Introduction to use cases
Apache Paimon (hereinafter referred to as Paimon) is a high-performance lake storage that supports real-time updates. This use case demonstrates the use of full + incremental integration to synchronize MySQL on a scale of tens of millions of data The capability of order table to Paimon detailed table, downstream calculation aggregation and continuous consumption update. The overall process is shown in the figure below, where MySQL needs to be prepared in advance, and the local machine needs to download the Flink package and Paimon related dependencies, TPC-H data generator.

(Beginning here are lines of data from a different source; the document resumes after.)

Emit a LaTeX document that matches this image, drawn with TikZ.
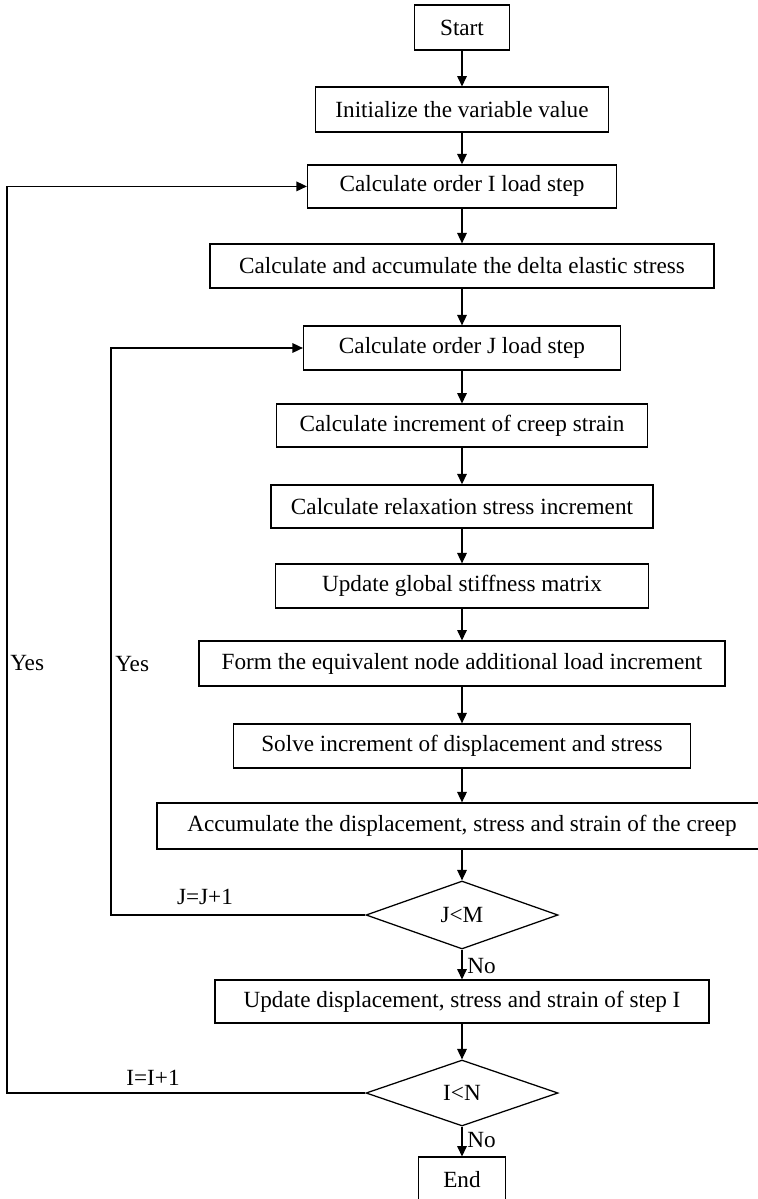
\documentclass[tikz,border=0pt]{standalone}
\usepackage{fontspec}
\setmainfont{Liberation Serif}
\usepackage{tikz}
\usetikzlibrary{shapes,arrows.meta,positioning,calc}

\begin{document}
\begin{tikzpicture}[
    font=\fontsize{16.5}{19}\selectfont,
    stepbox/.style={rectangle, draw=black, line width=0.9pt, minimum height=1.1cm, inner sep=0pt},
    check/.style={diamond, draw=black, line width=0.9pt, minimum width=4.8cm, minimum height=1.7cm, inner sep=0pt},
    flow/.style={-{Triangle[length=2.6mm,width=2.4mm]}, line width=0.8pt},
    back/.style={line width=0.8pt},
    lbl/.style={inner sep=0pt}
]
\useasboundingbox (0,0) rectangle (18.925,-29.975);

% Steps
\node[stepbox, minimum width=2.375cm, minimum height=1.125cm] (start) at (11.55,-0.69) {Start};
\node[stepbox, minimum width=7.325cm, minimum height=1.125cm] (init) at (11.55,-2.74) {Initialize the variable value};
\node[stepbox, minimum width=7.725cm, minimum height=1.075cm] (calcI) at (11.55,-4.66) {Calculate order I load step};
\node[stepbox, minimum width=12.6cm] (elastic) at (11.55,-6.65) {Calculate and accumulate the delta elastic stress};
\node[stepbox, minimum width=7.925cm] (calcJ) at (11.55,-8.70) {Calculate order J load step};
\node[stepbox, minimum width=9.275cm, minimum height=1.075cm] (creep) at (11.55,-10.64) {Calculate increment of creep strain};
\node[stepbox, minimum width=9.55cm, minimum height=1.075cm] (relax) at (11.55,-12.66) {Calculate relaxation stress increment};
\node[stepbox, minimum width=9.325cm] (global) at (11.55,-14.65) {Update global stiffness matrix};
\node[stepbox, minimum width=13.15cm, minimum height=1.125cm] (form) at (11.55,-16.59) {Form the equivalent node additional load increment};
\node[stepbox, minimum width=11.425cm] (solve) at (11.55,-18.65) {Solve increment of displacement and stress};
\node[stepbox, minimum width=15.25cm, minimum height=1.15cm] (accum) at (11.55,-20.65) {Accumulate the displacement, stress and strain of the creep};
\node[check] (jm) at (11.55,-22.875) {J<M};
\node[stepbox, minimum width=12.35cm, minimum height=1.075cm] (upd) at (11.55,-25.04) {Update displacement, stress and strain of step I};
\node[check, minimum height=1.65cm] (in) at (11.55,-27.325) {I<N};
\node[stepbox, minimum width=2.175cm, minimum height=1.125cm] (end) at (11.55,-29.49) {End};

% Loop columns
\coordinate (outer) at (0.175,0);
\coordinate (inner) at (2.775,0);

% Main flow
\draw[flow] (start) -- (init);
\draw[flow] (init) -- (calcI);
\draw[flow] (calcI) -- (elastic);
\draw[flow] (elastic) -- (calcJ);
\draw[flow] (calcJ) -- (creep);
\draw[flow] (creep) -- (relax);
\draw[flow] (relax) -- (global);
\draw[flow] (global) -- (form);
\draw[flow] (form) -- (solve);
\draw[flow] (solve) -- (accum);
\draw[flow] (accum) -- (jm);
\draw[flow] (jm) -- (upd);
\draw[flow] (upd) -- (in);
\draw[flow] (in) -- (end);

% Loops
\draw[flow] (jm.west) -- (jm.west -| inner) |- (calcJ.west);
\draw[flow] (in.west) -- (in.west -| outer) |- (calcI.west);

% Labels
\node[lbl, anchor=west] (yesI) at (0.25,-16.58) {Yes};
\node[lbl, anchor=west] (yesJ) at (2.875,-16.6) {Yes};
\node[lbl] (incJ) at (5.125,-22.43) {J=J+1};
\node[lbl] (incI) at (3.825,-26.95) {I=I+1};
\node[lbl, anchor=west] (noJ) at (11.68,-24.15) {No};
\node[lbl, anchor=west] (noI) at (11.68,-28.5) {No};

\end{tikzpicture}
\end{document}
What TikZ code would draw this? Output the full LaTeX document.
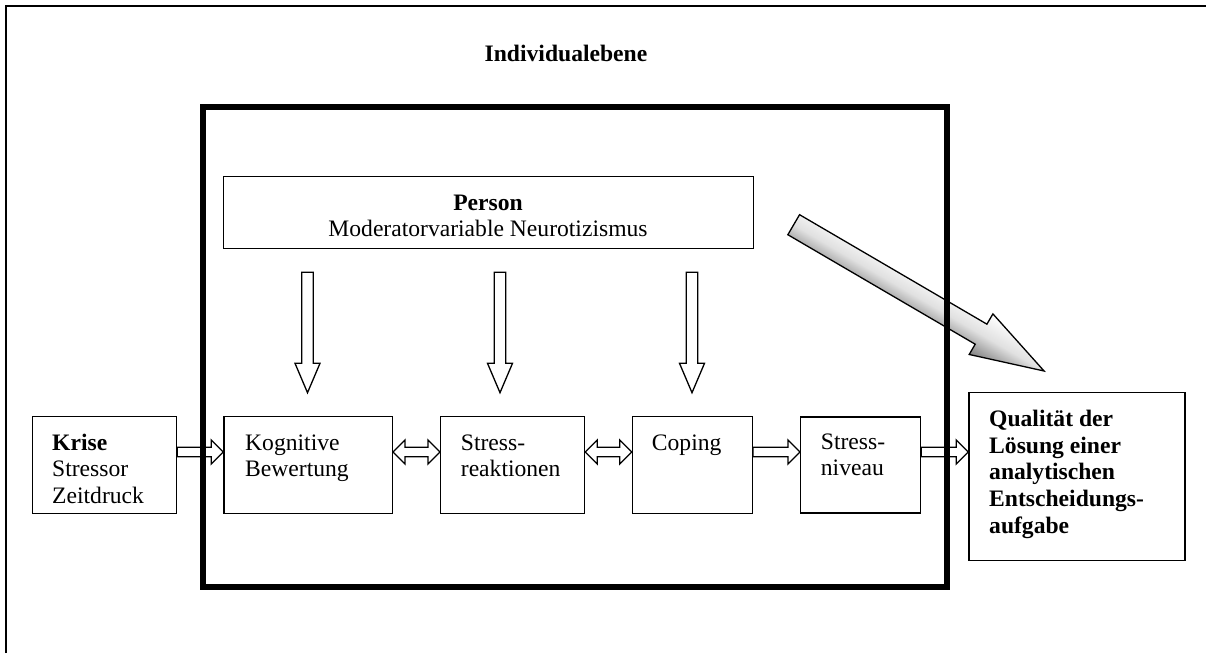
\documentclass[tikz,border=0pt]{standalone}
\usepackage{fontspec}
\setmainfont{Liberation Serif}
\usetikzlibrary{calc}
\newcommand\myfs{\fontsize{23.6}{26.7}\selectfont}
\tikzset{
 box/.style={draw, line width=1.3pt, inner sep=0pt, anchor=north west, fill=white},
 txt/.style={anchor=base west, inner sep=0pt, font=\myfs},
 hol/.style={draw, line width=1.3pt, fill=white, line join=miter},
}
\newcommand\myRarrow[2]{\draw[hol] ($#1+(0,-4.7)$) -- ($#2+(-12,-4.7)$) -- ($#2+(-12,-12)$) -- #2 -- ($#2+(-12,12)$) -- ($#2+(-12,4.7)$) -- ($#1+(0,4.7)$) -- cycle;}
\newcommand\myDblarrow[2]{\draw[hol] #1 -- ($#1+(12,-12)$) -- ($#1+(12,-4.7)$) -- ($#2+(-12,-4.7)$) -- ($#2+(-12,-12)$) -- #2 -- ($#2+(-12,12)$) -- ($#2+(-12,4.7)$) -- ($#1+(12,4.7)$) -- ($#1+(12,12)$) -- cycle;}
\newcommand\myDownarrow[2]{\draw[hol] ($#1+(-5.8,0)$) -- ($#2+(-5.8,-29.4)$) -- ($#2+(-12.5,-29.4)$) -- #2 -- ($#2+(12.5,-29.4)$) -- ($#2+(5.8,-29.4)$) -- ($#1+(5.8,0)$) -- cycle;}
\begin{document}
\begin{tikzpicture}[x=1pt,y=-1pt]
\useasboundingbox (0,0) rectangle (1206,653);
\draw[line width=1.5pt] (6,653) -- (6,6) -- (1206,6);
\node[txt, anchor=base, font={\myfs\bfseries}] (ttl) at (566,61) {Individualebene};
% boxes
\node[box, minimum width=530pt, minimum height=72pt] (person) at (223,176) {};
\node[box, minimum width=144.5pt, minimum height=96.5pt] (krise) at (31.5,416) {};
\node[box, minimum width=168.4pt, minimum height=96.5pt] (kb) at (223.3,416) {};
\node[box, minimum width=144pt, minimum height=96.5pt] (sr) at (440,416) {};
\node[box, minimum width=120pt, minimum height=96.5pt] (cp) at (631.7,416) {};
\node[box, minimum width=120pt, minimum height=96pt] (sn) at (800,416.3) {};
\node[box, minimum width=216pt, minimum height=168pt] (ql) at (968.3,392) {};
% texts
\node[txt, anchor=base] (pt) at (488,210) {\vtop{\hbox to 500pt{\hfil\textbf{Person}\hfil}\hbox to 500pt{\hfil Moderatorvariable Neurotizismus\hfil}}};
\node[txt] (kriset) at (52,450) {\vtop{\hbox{\textbf{Krise}}\hbox{Stressor}\hbox{Zeitdruck}}};
\node[txt] (kbt) at (245,450) {\vtop{\hbox{Kognitive}\hbox{Bewertung}}};
\node[txt] (srt) at (460.7,450) {\vtop{\hbox{Stress-}\hbox{reaktionen}}};
\node[txt] (cpt) at (651.7,450) {Coping};
\node[txt] (snt) at (820.7,449) {\vtop{\hbox{Stress-}\hbox{niveau}}};
\node[txt, font={\myfs\bfseries}] (qlt) at (989,426.5) {\vtop{\hbox{Qualität der}\hbox{Lösung einer}\hbox{analytischen}\hbox{Entscheidungs-}\hbox{aufgabe}}};
% horizontal arrows
\coordinate (ay) at (0,452);
\myRarrow{(krise.east |- ay)}{(kb.west |- ay)}
\myDblarrow{(kb.east |- ay)}{(sr.west |- ay)}
\myDblarrow{(sr.east |- ay)}{(cp.west |- ay)}
\myRarrow{(cp.east |- ay)}{(sn.west |- ay)}
\myRarrow{(sn.east |- ay)}{(ql.west |- ay)}
% down arrows
\coordinate (d1t) at (307.5,272.3); \coordinate (d1b) at (307.5,392.7);
\coordinate (d2t) at (500,272.3);   \coordinate (d2b) at (500,392.7);
\coordinate (d3t) at (692,272.3);   \coordinate (d3b) at (692,392.7);
\myDownarrow{(d1t)}{(d1b)}
\myDownarrow{(d2t)}{(d2b)}
\myDownarrow{(d3t)}{(d3b)}
% big gray arrow
\begin{scope}[transform canvas={shift={(793.7,224.7)}, rotate=-30.3}]
\shade[draw=black, line width=1.3pt, line join=miter, top color=white, bottom color=black!50, middle color=black!12]
  (0,-11.6) -- (217,-11.6) -- (217,-23.5) -- (290,0) -- (217,23.5) -- (217,11.6) -- (0,11.6) -- cycle;
\end{scope}
% thick frame
\node[draw, line width=6pt, inner sep=0pt, anchor=north west, minimum width=743.5pt, minimum height=480pt] (indiv) at (200,104) {};
\end{tikzpicture}
\end{document}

The data source is generated by TPC-H toolkit and imported into MySQL. When writing to Paimon, the l_shipdate
field is used as the business time to define partitions l_year
and l_month
, the time span is from 1992.1 to 1998.12, dynamically write to 84 partitions, the detailed configuration is shown in the table below.
Configuration | Value | Description |
---|---|---|
Number of records | 59,986,052 | Amount of synchronous data in the full phase |
Number of dynamic write partitions | 84 | `l_year` is the first level partition, `l_month` is the second level partition |
Checkpoint Interval | 1m | Data update frequency |
Parallelism | 2 | Single machine 2 concurrent |
FTS Bucket Number | 2 | Generate 2 buckets under each partition |
After testing, under the configuration of single-machine concurrency of 2 and checkpoint interval of 1 minute (updated every minute), 59.9 million full data can be written within 66 minutes. The write performance per 10 minutes is shown in the table below. The average write performance is in 1 million/min.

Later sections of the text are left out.